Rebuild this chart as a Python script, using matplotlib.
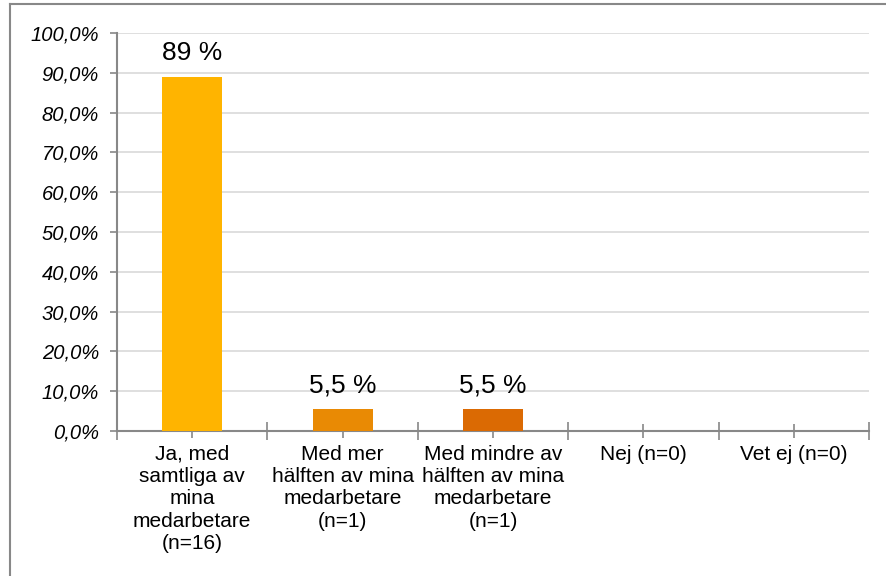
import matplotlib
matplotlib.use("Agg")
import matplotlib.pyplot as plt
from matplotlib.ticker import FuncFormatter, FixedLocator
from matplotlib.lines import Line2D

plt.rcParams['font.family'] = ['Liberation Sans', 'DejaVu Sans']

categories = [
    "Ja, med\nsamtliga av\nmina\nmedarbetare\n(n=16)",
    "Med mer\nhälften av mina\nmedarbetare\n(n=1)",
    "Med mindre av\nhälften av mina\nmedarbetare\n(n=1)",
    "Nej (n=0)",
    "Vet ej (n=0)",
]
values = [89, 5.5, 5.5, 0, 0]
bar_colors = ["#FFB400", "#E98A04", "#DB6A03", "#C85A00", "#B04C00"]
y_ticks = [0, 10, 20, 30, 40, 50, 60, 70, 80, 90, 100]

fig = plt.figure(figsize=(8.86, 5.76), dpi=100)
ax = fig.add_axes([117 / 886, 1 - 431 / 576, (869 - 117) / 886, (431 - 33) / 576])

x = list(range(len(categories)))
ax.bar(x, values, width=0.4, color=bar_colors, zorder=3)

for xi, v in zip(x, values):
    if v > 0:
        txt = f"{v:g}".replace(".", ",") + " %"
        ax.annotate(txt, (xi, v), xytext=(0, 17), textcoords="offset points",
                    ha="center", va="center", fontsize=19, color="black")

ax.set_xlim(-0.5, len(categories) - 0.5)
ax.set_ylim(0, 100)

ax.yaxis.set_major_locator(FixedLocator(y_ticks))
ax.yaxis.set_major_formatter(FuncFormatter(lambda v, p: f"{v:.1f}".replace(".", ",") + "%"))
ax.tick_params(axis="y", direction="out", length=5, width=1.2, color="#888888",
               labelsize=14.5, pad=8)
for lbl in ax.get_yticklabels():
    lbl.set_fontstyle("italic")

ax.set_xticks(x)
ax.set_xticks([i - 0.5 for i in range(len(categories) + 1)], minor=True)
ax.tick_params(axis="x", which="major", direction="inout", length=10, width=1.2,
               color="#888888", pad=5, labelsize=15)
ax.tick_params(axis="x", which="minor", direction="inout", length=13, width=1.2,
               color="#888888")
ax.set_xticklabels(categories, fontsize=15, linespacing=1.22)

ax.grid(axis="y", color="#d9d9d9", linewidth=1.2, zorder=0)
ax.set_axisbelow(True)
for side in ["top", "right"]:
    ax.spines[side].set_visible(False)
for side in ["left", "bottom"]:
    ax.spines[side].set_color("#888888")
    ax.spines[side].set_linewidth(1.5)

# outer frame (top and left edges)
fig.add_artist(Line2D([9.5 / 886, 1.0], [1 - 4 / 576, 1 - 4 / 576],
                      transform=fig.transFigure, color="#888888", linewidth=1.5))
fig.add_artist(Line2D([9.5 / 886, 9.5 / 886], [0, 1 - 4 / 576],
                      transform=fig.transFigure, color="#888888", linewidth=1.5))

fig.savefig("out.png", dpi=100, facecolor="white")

- _Problem to solve_:
Extract every line of the data exactly; pictures stay out.

- _Complete response_:
Rebuild this chart as a Python script, using matplotlib.
import matplotlib
matplotlib.use("Agg")
import matplotlib.pyplot as plt
from matplotlib.ticker import FuncFormatter, FixedLocator
from matplotlib.lines import Line2D

plt.rcParams['font.family'] = ['Liberation Sans', 'DejaVu Sans']

categories = [
    "Ja, med\nsamtliga av\nmina\nmedarbetare\n(n=16)",
    "Med mer\nhälften av mina\nmedarbetare\n(n=1)",
    "Med mindre av\nhälften av mina\nmedarbetare\n(n=1)",
    "Nej (n=0)",
    "Vet ej (n=0)",
]
values = [89, 5.5, 5.5, 0, 0]
bar_colors = ["#FFB400", "#E98A04", "#DB6A03", "#C85A00", "#B04C00"]
y_ticks = [0, 10, 20, 30, 40, 50, 60, 70, 80, 90, 100]

fig = plt.figure(figsize=(8.86, 5.76), dpi=100)
ax = fig.add_axes([117 / 886, 1 - 431 / 576, (869 - 117) / 886, (431 - 33) / 576])

x = list(range(len(categories)))
ax.bar(x, values, width=0.4, color=bar_colors, zorder=3)

for xi, v in zip(x, values):
    if v > 0:
        txt = f"{v:g}".replace(".", ",") + " %"
        ax.annotate(txt, (xi, v), xytext=(0, 17), textcoords="offset points",
                    ha="center", va="center", fontsize=19, color="black")

ax.set_xlim(-0.5, len(categories) - 0.5)
ax.set_ylim(0, 100)

ax.yaxis.set_major_locator(FixedLocator(y_ticks))
ax.yaxis.set_major_formatter(FuncFormatter(lambda v, p: f"{v:.1f}".replace(".", ",") + "%"))
ax.tick_params(axis="y", direction="out", length=5, width=1.2, color="#888888",
               labelsize=14.5, pad=8)
for lbl in ax.get_yticklabels():
    lbl.set_fontstyle("italic")

ax.set_xticks(x)
ax.set_xticks([i - 0.5 for i in range(len(categories) + 1)], minor=True)
ax.tick_params(axis="x", which="major", direction="inout", length=10, width=1.2,
               color="#888888", pad=5, labelsize=15)
ax.tick_params(axis="x", which="minor", direction="inout", length=13, width=1.2,
               color="#888888")
ax.set_xticklabels(categories, fontsize=15, linespacing=1.22)

ax.grid(axis="y", color="#d9d9d9", linewidth=1.2, zorder=0)
ax.set_axisbelow(True)
for side in ["top", "right"]:
    ax.spines[side].set_visible(False)
for side in ["left", "bottom"]:
    ax.spines[side].set_color("#888888")
    ax.spines[side].set_linewidth(1.5)

# outer frame (top and left edges)
fig.add_artist(Line2D([9.5 / 886, 1.0], [1 - 4 / 576, 1 - 4 / 576],
                      transform=fig.transFigure, color="#888888", linewidth=1.5))
fig.add_artist(Line2D([9.5 / 886, 9.5 / 886], [0, 1 - 4 / 576],
                      transform=fig.transFigure, color="#888888", linewidth=1.5))

fig.savefig("out.png", dpi=100, facecolor="white")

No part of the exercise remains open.